Aufgrund der erst 1999 aufgefundenen Verhörprotokolle des „Screening Center“ aus amerikanischem Privatbesitz kann Rathkolb nachweisen, dass Orff zwar Kurt Huber, den intellektuellen Kopf der „Weißen Rose“, gekannt hat und dies auch zu Protokoll gab, aber keine eigene Mitgliedschaft in der Gruppe behauptete. Der zuständige Militärpsychologe stufte Orff deshalb als „passive antinazi“ ein ‒ eine Bewertung, der sich Rathkolb anschließt. Er weist nach, dass sich Orff mit Ergebenheitsadressen an das Regime stets zurückhielt (im Gegensatz etwa zum Kollegen Werner Egk), aber dennoch nicht auf eine Karriere im NS-Staat verzichten wollte. An einer Berücksichtigung des Orff-Günther-Schulwerks in der Musikpädagogik war ihm ebenso gelegen wie an einer Mitwirkung der Günther-Tanzgruppe bei den Olympischen Sommerfestspielen 1936. Auch für die Verbreitung seiner (bei Nazi-Ideologen durchaus umstrittenen) Carmina burana setzte er sich zusammen mit dem Schott-Verlag ein. Als stärkste Anbiederung an die rassistische NS-Kulturpolitik sieht auch Rathkolb Orffs Bühnenmusik zu Shake­speares Sommernachtstraum von 1939 an, die dem Regime als Ersatz für Mendelssohns Musik diente.

Die Frage, ob „bei allen Musikaufführungen der NS-Zeit die Gefahr der unbewussten Funktionalisierung durch das NS-Regime ‒ als Teil der Systemstabilisierung ‒ bestand“, stellt sich auch Rathkolb im Fall von Orff, ohne sich auf einen „Schuldspruch“ oder eine „Reinwaschung“ einzulassen. Die moralische Bewertung bleibt dem Lesepublikum überlassen ‒ das Buch Carl Orff und der Nationalsozialismus argumentiert ausschließlich durch (vielfach unbekannte) Quellen, die in reichem Umfang und zum großen Teil als Faksimile abgedruckt und ausgewertet werden. Ein bemerkenswerter Beitrag zur problematischen Rolle eines Künstlers unter totalitärer Herrschaft, der überdies gut zu lesen ist.

 

 

Deutsch Jüdisches Liederbuch

 

 

Projekt 2025 – Arche Musica. Verein zur Gründung der Kulturstiftung Schloß Wernsdorf e.V.

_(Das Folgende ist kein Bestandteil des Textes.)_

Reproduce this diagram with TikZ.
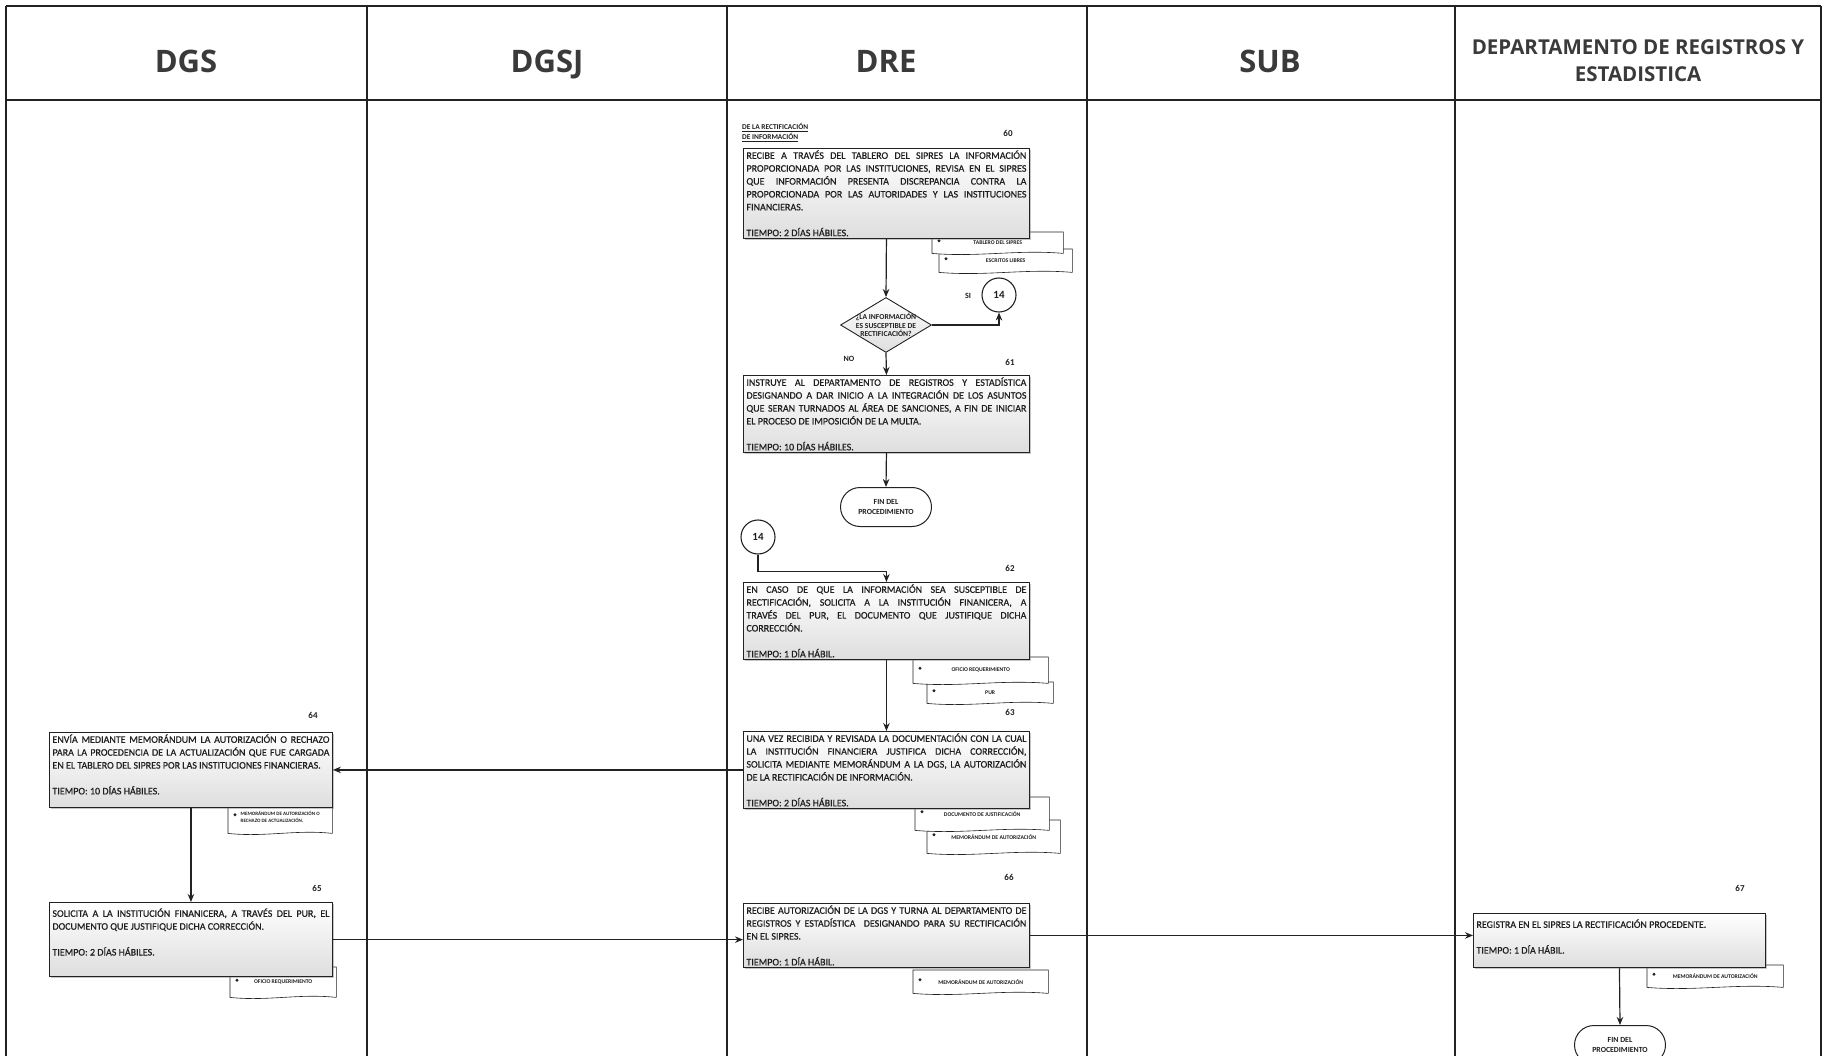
\documentclass[tikz,border=0pt]{standalone}
\usepackage{fontspec}
\setsansfont{Carlito}
\newfontfamily\headfont{Open Sans}
\newfontfamily\boxfont{Carlito}[FakeBold=0.6]
\usetikzlibrary{arrows,arrows.meta,shapes.geometric,shapes.misc,shadows}
\pgfdeclarelayer{background}
\pgfsetlayers{background,main}
\definecolor{ink}{HTML}{1F1F1F}
\definecolor{head}{HTML}{3A3A3A}
\definecolor{rule}{HTML}{222222}

% sheet of paper tucked behind a process box
\newcommand{\docsheet}[6][]{%
  \node[docnode,minimum width=#4pt,minimum height=#5pt,#1] (#2) at #3 {#6};
  \begin{pgfonlayer}{background}
    \draw[docline] (#2.north west) -- (#2.north east) -- (#2.south east)
      .. controls ([xshift=-0.35*#4pt,yshift=4pt]#2.south east)
      and ([xshift=0.35*#4pt,yshift=-4pt]#2.south west) .. (#2.south west) -- cycle;
    \fill[rule] ([xshift=7pt,yshift=2pt]#2.west) circle (1.6pt);
  \end{pgfonlayer}}

\begin{document}
\begin{tikzpicture}[
  x=1pt, y=-1pt,
  font=\sffamily,
  lane/.style={draw=rule,line width=1.4pt},
  lanehead/.style={anchor=base,font=\headfont\bfseries\fontsize{31}{34}\selectfont,text=head},
  process/.style={draw=rule,line width=.9pt,top color=white,bottom color=black!13,
    drop shadow={opacity=.45,shadow xshift=1.6pt,shadow yshift=-1.6pt},
    anchor=north west,inner xsep=3pt,inner ysep=2pt,text width=280pt,
    align=justify,font=\boxfont\fontsize{10}{12.9}\selectfont},
  decision/.style={diamond,aspect=1.65,draw=rule,line width=.9pt,top color=white,
    bottom color=black!13,inner sep=-2pt,minimum width=91pt,minimum height=55pt,
    font=\sffamily\bfseries\fontsize{7.6}{8.4}\selectfont},
  jump/.style={circle,draw=rule,line width=1.1pt,fill=white,minimum size=34pt,
    inner sep=0pt,font=\sffamily\bfseries\fontsize{11}{12}\selectfont},
  terminal/.style={rounded rectangle,draw=rule,line width=1pt,fill=white,
    minimum width=91pt,minimum height=39pt,inner sep=0pt,
    font=\sffamily\bfseries\fontsize{7.8}{9.8}\selectfont},
  docnode/.style={anchor=north west,inner sep=0pt,
    font=\sffamily\bfseries\fontsize{5.7}{7}\selectfont},
  docline/.style={draw=rule,line width=.6pt,fill=white},
  stepnum/.style={font=\sffamily\bfseries\fontsize{9}{10}\selectfont},
  flow/.style={->,>={Stealth[length=8pt,width=6.5pt]},line width=1.2pt,draw=rule},
  every node/.style={align=center,text=ink}]

  \path[use as bounding box] (0,0) rectangle (1832,1056);

  % Swimlanes and their headers
  \draw[lane] (6,6) -- (1821,6);
  \draw[lane] (6,100) -- (1821,100);
  \foreach \x in {6,367,727,1087,1455,1821}
    \draw[lane] (\x,6) -- (\x,1056);

  \node[lanehead] (hdgs) at (186,73) {DGS};
  \node[lanehead] (hdgsj) at (547,73) {DGSJ};
  \node[lanehead] (hdre) at (886,73) {DRE};
  \node[lanehead] (hsub) at (1270,73) {SUB};
  \node[lanehead,anchor=center,font=\headfont\bfseries\fontsize{20.5}{27}\selectfont]
    (hdepto) at (1638,61) {DEPARTAMENTO DE REGISTROS Y\\ESTADISTICA};

  % DRE column
  \node[anchor=north west,align=left,inner sep=0pt,
    font=\sffamily\bfseries\fontsize{7.4}{10}\selectfont] (titulo) at (742,123)
    {\underline{DE LA RECTIFICACIÓN}\\\underline{DE INFORMACIÓN}};
  \node[stepnum] (n60) at (1008,133) {60};
  \node[process] (p60) at (743,148) {RECIBE A TRAVÉS DEL TABLERO DEL SIPRES LA INFORMACIÓN\linebreak
    PROPORCIONADA POR LAS INSTITUCIONES, REVISA EN EL SIPRES\linebreak
    QUE INFORMACIÓN PRESENTA DISCREPANCIA CONTRA LA\linebreak
    PROPORCIONADA POR LAS AUTORIDADES Y LAS INSTITUCIONES\linebreak
    FINANCIERAS.\\[12.9pt]TIEMPO: 2 DÍAS HÁBILES.};
  \docsheet{d60b}{(939,249)}{133}{23}{ESCRITOS LIBRES}
  \docsheet{d60a}{(932,232)}{131}{21}{TABLERO DEL SIPRES}

  \node[decision] (dia) at (886,325) {¿LA INFORMACIÓN\\ES SUSCEPTIBLE DE\\RECTIFICACIÓN?};
  \node[jump] (c14a) at (999,295) {14};
  \node[stepnum,font=\sffamily\bfseries\fontsize{8}{9}\selectfont] (si) at (968,296) {SI};
  \node[stepnum,font=\sffamily\bfseries\fontsize{8}{9}\selectfont] (no) at (849,359) {NO};

  \node[stepnum] (n61) at (1010,362) {61};
  \node[process] (p61) at (743,375) {INSTRUYE AL DEPARTAMENTO DE REGISTROS Y ESTADÍSTICA\linebreak
    DESIGNANDO A DAR INICIO A LA INTEGRACIÓN DE LOS ASUNTOS\linebreak
    QUE SERAN TURNADOS AL ÁREA DE SANCIONES, A FIN DE INICIAR\linebreak
    EL PROCESO DE IMPOSICIÓN DE LA MULTA.\\[12.9pt]TIEMPO: 10 DÍAS HÁBILES.};
  \node[terminal] (fin1) at (886,507) {FIN DEL\\PROCEDIMIENTO};

  \node[jump] (c14b) at (758,537) {14};
  \node[stepnum] (n62) at (1010,568) {62};
  \node[process] (p62) at (743,582) {EN CASO DE QUE LA INFORMACIÓN SEA SUSCEPTIBLE DE\linebreak
    RECTIFICACIÓN, SOLICITA A LA INSTITUCIÓN FINANICERA, A\linebreak
    TRAVÉS DEL PUR, EL DOCUMENTO QUE JUSTIFIQUE DICHA\linebreak
    CORRECCIÓN.\\[12.9pt]TIEMPO: 1 DÍA HÁBIL.};
  \docsheet{d62b}{(927,682)}{126}{21}{PUR}
  \docsheet{d62a}{(913,657)}{135}{26}{OFICIO REQUERIMIENTO}

  \node[stepnum] (n63) at (1010,712) {63};
  \node[process] (p63) at (743,731) {UNA VEZ RECIBIDA Y REVISADA LA DOCUMENTACIÓN CON LA CUAL\linebreak
    LA INSTITUCIÓN FINANCIERA JUSTIFICA DICHA CORRECCIÓN,\linebreak
    SOLICITA MEDIANTE MEMORÁNDUM A LA DGS, LA AUTORIZACIÓN\linebreak
    DE LA RECTIFICACIÓN DE INFORMACIÓN.\\[12.9pt]TIEMPO: 2 DÍAS HÁBILES.};
  \docsheet{d63b}{(927,820)}{133}{33}{MEMORÁNDUM DE AUTORIZACIÓN}
  \docsheet{d63a}{(915,797)}{134}{33}{DOCUMENTO DE JUSTIFICACIÓN}

  \node[stepnum] (n66) at (1009,877) {66};
  \node[process] (p66) at (743,903) {RECIBE AUTORIZACIÓN DE LA DGS Y TURNA AL DEPARTAMENTO DE\linebreak
    REGISTROS Y ESTADÍSTICA \ DESIGNANDO PARA SU RECTIFICACIÓN\linebreak
    EN EL SIPRES.\\[12.9pt]TIEMPO: 1 DÍA HÁBIL.};
  \docsheet{d66}{(913,970)}{135}{23}{MEMORÁNDUM DE AUTORIZACIÓN}

  % DGS column
  \node[stepnum] (n64) at (313,715) {64};
  \node[process,text width=277pt,text depth=63pt] (p64) at (49,732)
    {ENVÍA MEDIANTE MEMORÁNDUM LA AUTORIZACIÓN O RECHAZO\linebreak
    PARA LA PROCEDENCIA DE LA ACTUALIZACIÓN QUE FUE CARGADA\linebreak
    EN EL TABLERO DEL SIPRES POR LAS INSTITUCIONES FINANCIERAS.\\[12.9pt]TIEMPO: 10 DÍAS HÁBILES.};
  \docsheet[align=left,font=\sffamily\bfseries\fontsize{5}{6.6}\selectfont]{d64}{(228,800)}{104}{33}{MEMORÁNDUM DE AUTORIZACIÓN O\\RECHAZO DE ACTUALIZACIÓN.}

  \node[stepnum] (n65) at (317,888) {65};
  \node[process,text width=277pt,inner ysep=6pt,text depth=54pt] (p65) at (49,902)
    {SOLICITA A LA INSTITUCIÓN FINANICERA, A TRAVÉS DEL PUR, EL\linebreak
    DOCUMENTO QUE JUSTIFIQUE DICHA CORRECCIÓN.\\[12.9pt]TIEMPO: 2 DÍAS HÁBILES.};
  \docsheet{d65}{(230,967)}{106}{30}{OFICIO REQUERIMIENTO}

  % Departamento de registros column
  \node[stepnum] (n67) at (1740,888) {67};
  \node[process,text width=286pt,inner ysep=6pt,text depth=34pt] (p67) at (1473,913)
    {REGISTRA EN EL SIPRES LA RECTIFICACIÓN PROCEDENTE.\\[12.9pt]TIEMPO: 1 DÍA HÁBIL.};
  \docsheet{d67}{(1647,965)}{136}{22}{MEMORÁNDUM DE AUTORIZACIÓN}
  \node[terminal] (fin2) at (1620,1045) {FIN DEL\\PROCEDIMIENTO};

  % Draw the arrows between the nodes.
  \draw[flow] (p60.south) -- (dia.north);
  \draw[flow] (dia.east) -| (c14a.south);
  \draw[flow] (dia.south) -- (p61.north);
  \draw[flow] (p61.south) -- (fin1.north);
  \draw[flow] (c14b.south) -- ++(0,17) -| (p62.north);
  \draw[flow] (p62.south) -- (p63.north);
  \draw[flow] (p63.west) -- (p63.west -| p64.east);
  \draw[flow] (p64.south) -- (p65.north);
  \draw[flow] (p65.east) -- (p65.east -| p66.west);
  \draw[flow] (p66.east) -- (p66.east -| p67.west);
  \draw[flow] (p67.south) -- (fin2.north);

\end{tikzpicture}
\end{document}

Deutsch-Jüdisches Liederbuch

Begründung der Jury

2019 wurde ein Schatz im Musikarchiv der Israelischen Nationalbibliothek in der Stadt Jerusalem wieder entdeckt: Das „Deutsch-Jüdisches Liederbuch“, herausgeben vom jüdischen Kantor Abraham Zwi Idelsohn (1882–1938). Das Liederbuch ist ein einzigartiges Werk mit einer Sammlung von 149 Titel, der damals beliebtesten hebräischen und deutschen Liedern.

Die innovative Idee Idelsohns war, das Liederbuch zweisprachig anzulegen und im hebräischen Teil der Sammlung die Notenschrift analog der hebräischen von rechts nach links zu notieren. Einen großen Anteil an der 2022 neu erschienen Ausgabe des Deutsch-Jüdisches Liederbuch hat Frau Gila Flame, die Direktorin des Musikarchivs der Israelischen Nationalbibliothek. Sie war maßgeblich an der Transliteration der Texte und die Übertragung der Noten beteiligt. Herausgegeben ist das Buch von dem Projekt 2025-Arche Musica mit ihrem Projektleiter Thomas Spindler.

Das Liederbuch ist in der Konzeption und der Art weltweit einzigartig und es ist wichtig, dass diese außergewöhnliche Sammlung von Liedern wieder den Einzug bei Chören und Schulklassen hält.